Robin is now working for Deloitte Consulting in Washington, D.C.
Amy Filipek ‘12
Summer Research Fellow Asks How Unemployment Affects Emergency Rooms
As a summer Schroeder Center Research Fellow, Amy Filipek (Economics and Applied Mathematics) spent many hours contributing to on-going Center research on healthcare utilization patterns during economic recessions. Researchers at the Schroeder Center are examining how different types of healthcare utilization react to increases in the unemployment rate. Amy, already an accomplished undergraduate economist and mathematician, aided Professor Daifeng He, Melissa McInerney, and Jennifer Mellor in testing their theory that recessionary shocks might lead to increases in the supply of healthcare.
Amy also developed her own related research question that could be examined using the same data acquired by the Schroeder Center for on-going research on healthcare utilization and recessions. Amy was interested in the effect of unemployment on the volume of emergency room inpatients and devoted many hours in the lab exploring this relationship.
Working with large hospital discharge data sets from Florida proved to be a challenge. Amy wrote extensive code using the statistical analysis software package STATA to decipher trends in the data. She said “the files are so huge it takes days to run the program, even when the code is broken up across computers. It taught me the importance of checking my work!”

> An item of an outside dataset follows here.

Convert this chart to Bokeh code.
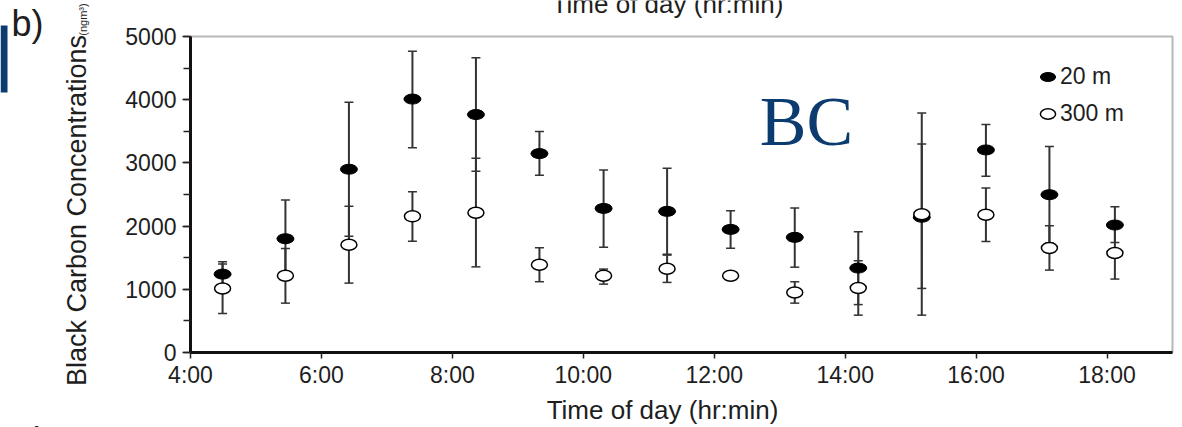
import numpy as np
from bokeh.plotting import figure
from bokeh.models import (ColumnDataSource, Whisker, TeeHead, Label, Legend, LegendItem,
                          FixedTicker, SingleIntervalTicker, Range1d, BoxAnnotation)
from bokeh.embed import file_html
from bokeh.resources import INLINE

# ---- data ----
times = [4.49, 5.45, 6.42, 7.39, 8.36, 9.33, 10.31, 11.28, 12.25, 13.23, 14.20, 15.17, 16.15, 17.12, 18.12]

bc20 = [1240, 1800, 2900, 4010, 3765, 3147, 2280, 2233, 1948, 1822, 1336, 2140, 3205, 2497, 2017]
bc20_low = [1050, 1200, 1840, 3240, 2868, 2805, 1665, 1555, 1650, 1350, 758, 591, 2790, 1733, 1740]
bc20_high = [1436, 2413, 3960, 4768, 4662, 3495, 2888, 2915, 2244, 2286, 1911, 3791, 3606, 3258, 2307]

bc300 = [1014, 1214, 1705, 2154, 2212, 1389, 1214, 1325, 1214, 950, 1019, 2186, 2181, 1653, 1573]
bc300_low = [618, 781, 1098, 1760, 1355, 1120, 1082, 1109, 1180, 781, 591, 1014, 1758, 1304, 1162]
bc300_high = [1400, 1645, 2313, 2545, 3073, 1658, 1320, 1541, 1250, 1119, 1452, 3300, 2603, 2006, 1984]

xtick_vals = [4, 6, 8, 10, 12, 14, 16, 18]
xtick_labels = ["4:00", "6:00", "8:00", "10:00", "12:00", "14:00", "16:00", "18:00"]
series_labels = ["20 m", "300 m"]

X0, X1 = 4, 19          # plotted box, hours
Y0, Y1 = 0, 5000        # plotted box, ng/m3

FONT = "Liberation Sans"
TXT = "#1e1e1e"
W, H = 1182, 427
# box placement in canvas pixels
BL, BR, BT, BB = 190, 1172, 36, 352
kx = (X1 - X0) / (BR - BL)
ky = (Y1 - Y0) / (BB - BT)


def px(x):
    return X0 + (x - BL) * kx


def py(y):
    return Y0 + (BB - y) * ky


p = figure(width=W, height=H, x_range=Range1d(px(0), px(W)), y_range=Range1d(py(H), py(0)),
           output_backend="svg", toolbar_location=None, min_border=0,
           min_border_left=0, min_border_right=0, min_border_top=0, min_border_bottom=0)
p.xgrid.visible = False
p.ygrid.visible = False
p.background_fill_color = "white"
p.border_fill_color = "white"
p.outline_line_color = None

# box (top / right edges)
p.add_layout(BoxAnnotation(left=X0, right=X1, bottom=Y0, top=Y1, fill_alpha=0,
                           line_color="#111111", line_width=2, level="underlay"))

# axes, fixed at the box edges
xa = p.xaxis[0]
xa.fixed_location = Y0
xa.bounds = (X0, X1)
xa.ticker = FixedTicker(ticks=xtick_vals, minor_ticks=[])
xa.major_label_overrides = {v: l for v, l in zip(xtick_vals, xtick_labels)}
ya = p.yaxis[0]
ya.fixed_location = X0
ya.bounds = (Y0, Y1)
ya.ticker = SingleIntervalTicker(interval=1000, num_minor_ticks=2)
for ax in (xa, ya):
    ax.axis_line_width = 3
    ax.axis_line_color = "#111111"
    ax.major_tick_line_color = "#222222"
    ax.minor_tick_line_color = "#222222"
    ax.major_tick_line_width = 1.5
    ax.minor_tick_line_width = 1.5
    ax.major_tick_in = 0
    ax.minor_tick_in = 0
    ax.major_label_text_font = FONT
    ax.major_label_text_font_size = "23px"
    ax.major_label_text_color = TXT
xa.major_tick_out = 6
xa.major_label_standoff = 3
ya.major_tick_out = 8
ya.minor_tick_out = 7
ya.major_label_standoff = 6

# error bars
src20 = ColumnDataSource(dict(x=times, y=bc20, lo=bc20_low, hi=bc20_high))
src300 = ColumnDataSource(dict(x=times, y=bc300, lo=bc300_low, hi=bc300_high))
for src in (src20, src300):
    w = Whisker(source=src, base="x", lower="lo", upper="hi",
                line_color="#333333", line_width=2,
                upper_head=TeeHead(size=9, line_color="#333333", line_width=1.5),
                lower_head=TeeHead(size=9, line_color="#333333", line_width=1.5))
    p.add_layout(w)

r20 = p.ellipse(x="x", y="y", width=17, height=10, width_units="screen", height_units="screen",
                source=src20, fill_color="black", line_color="black", line_width=1)
r300 = p.ellipse(x="x", y="y", width=16, height=11, width_units="screen", height_units="screen",
                 source=src300, fill_color="white", line_color="black", line_width=1.5)

legend = Legend(items=[LegendItem(label=series_labels[0], renderers=[r20]),
                       LegendItem(label=series_labels[1], renderers=[r300])],
                location=(1038, 300), orientation="vertical",
                glyph_width=19, glyph_height=19, label_standoff=3, spacing=10,
                padding=0, margin=0, border_line_alpha=0, background_fill_alpha=0,
                label_text_font=FONT, label_text_font_size="23px", label_text_color=TXT)
p.add_layout(legend)


# texts
def add_text(x, y, text, font, size, color=TXT, align="center", baseline="alphabetic", angle=0.0):
    p.add_layout(Label(x=px(x), y=py(y), text=text, text_font=font, text_font_size=size,
                       text_color=color, text_align=align, text_baseline=baseline, angle=angle))


add_text(662, 409, "Time of day (hr:min)", FONT, "26px")
add_text(667, 3, "Time of day (hr:min)", FONT, "26px")
add_text(76, 210, "Black Carbon Concentrations", FONT, "27px", baseline="middle", angle=np.pi / 2)
add_text(82, 19, "(ngm³)", FONT, "11px", baseline="middle", angle=np.pi / 2)
add_text(11, 23, "b)", FONT, "36px", align="left")
add_text(16, 440, "c)", FONT, "36px", align="left")
add_text(806, 121, "BC", "Liberation Serif", "70px", color="#0b3b6f")

# navy side bar at the left edge
p.add_layout(BoxAnnotation(left=px(0), right=px(7), top=py(25), bottom=py(92),
                           fill_color="#0b3b6f", fill_alpha=1, line_alpha=0))

open("out.html", "w").write(file_html(p, INLINE))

The recent recession and high unemployment rates make Amy’s research at the Schroeder Center a valuable contribution. She believes that her experience at the Schroeder Center sharpened her data manipulation and statistical analysis skills – abilities that will be helpful to her in graduate school. Amy says, “I can write code in STATA so much faster now, so I know it will save me a lot of time in the future.”
Amy received a prestigious Regents Fellowship from the University of California, Berkeley and is currently working toward a Ph.D. in Economics.
Dan Robinson ‘12
Undergraduate Research Fellow Explores the Impact of Health Provider Integration on Quality of Care
In recent years there has been significant growth in physician-hospital integration (PHI). Increasingly, fewer physicians own their own medical practice while the percent of medical practices owned by hospitals has more than doubled. This type of vertical integration has the potential to greatly impact healthcare costs, utilization, and quality.
Dan Robinson (Economics and Neuroscience) spent his summer researching the impact that vertical integration can have on the healthcare sector. Specifically, Dan questioned whether physicians who own their own practice perceive that they deliver a higher quality of care to their patients.
Dan used the statistical analysis program Stata to evaluate data from the Agency for Healthcare Quality and Research, the Community Tracking Physicians Survey, and the American Hospital Association Annual Hospital Survey to find answers to his research questions. Learning the ins and outs of the program was a valuable experience for Dan after being just briefly introduced to Stata in an econometrics course.
Dan also compiled an extensive literature review on physician-hospital integration exploring its causes, effects, and how it is empirically measured. The literature review will be used to aid current and future Schroeder Center research. Dan says, “being able to find and digest relevant research is an invaluable, marketable skill.” Dr. Mellor, who mentored Dan, commented, “Dan's writing evolved so much over the summer... he really learned to write like a researcher. It takes practice to learn how to read a research study. Knowing what to look for and what details matter really helps to communicate study findings in your own words. Dan also picked up a lot of useful data handling skills that could serve him well in future data-intensive projects.”
Whatever his future, Dan knows his enhanced skills in research and statistical analysis will prove helpful in his future endeavors.
Dan is curerntly working at Cornerstone Research in Washington, D.C.